In Teaching the Duck to Fly, Jim Lazar takes aim at the duck curve and provides readily available options utilities can use to adapt to high penetrations of variable renewables without turning into sitting ducks. Metaphorically, Mr. Lazar teaches the duck to fly by applying existing opportunities in energy storage, energy pricing, demand response, and renewable energy technologies to flatten load shapes.

Mr. Lazar suggests ten low-carbon strategies that utilities can mix and match to create a load shape that can be met with existing resources.

“Each of the strategies—such as implementing aggressive demand response programs or targeting efficiency to the hours when load ramps up sharply—creates modest changes in the load shape,” said Mr. Lazar. “But, when combined, they completely solve the problem by turning the sitting duck into a streamlined flying duck. The resulting load curve is easier to serve than the projected load would have been, even without the addition of renewable resources.”

Although the ten strategies leverage existing technology, wholesale market rules often reward utilities for investing in inflexible, baseload plants incapable of ramping in response to variable renewable resources. Evolving markets to treat demand-side resources the same as supply-side and purchase resources based on their flexible capabilities will send the right price signals to utilities to invest in the technologies needed to flatten the duck curve.

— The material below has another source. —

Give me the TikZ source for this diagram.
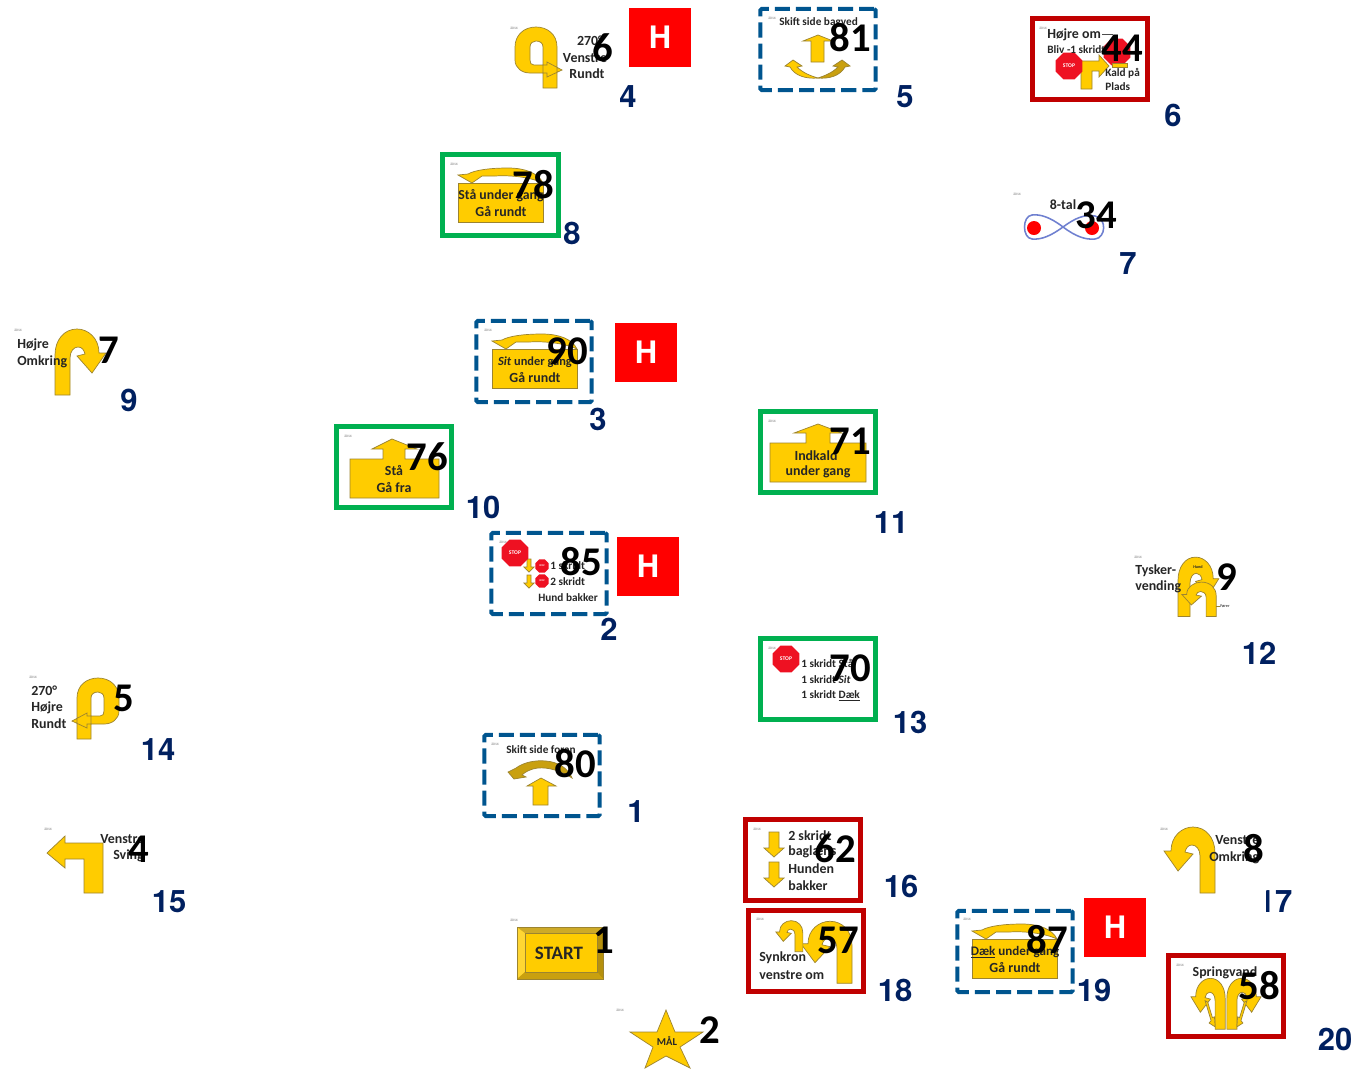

Potential market adaptations include paying for fast-ramping services, creating more accurate price signals that mean more money for resources that are flexible and fast-acting and less money for those that aren’t, and allowing demand response to bid into energy, services, and capacity markets. RAP’s Mike Hogan and Bentham Paulos, of America’s Power Plan, expand on these market design ideas in the January 2014 edition of Public Utilities Fortnightly.

The duck curve is not the “Duck of Doom” many have made it out to be. Rather, the duck presents an opportunity for utilities and regulators alike to evaluate resource decisions and move towards those with greater flexibility, enhanced reliability, and lower cost than conventional generation. The resulting grid will be better able to integrate the renewable resources consumers demand, and the transition much more cost-effective.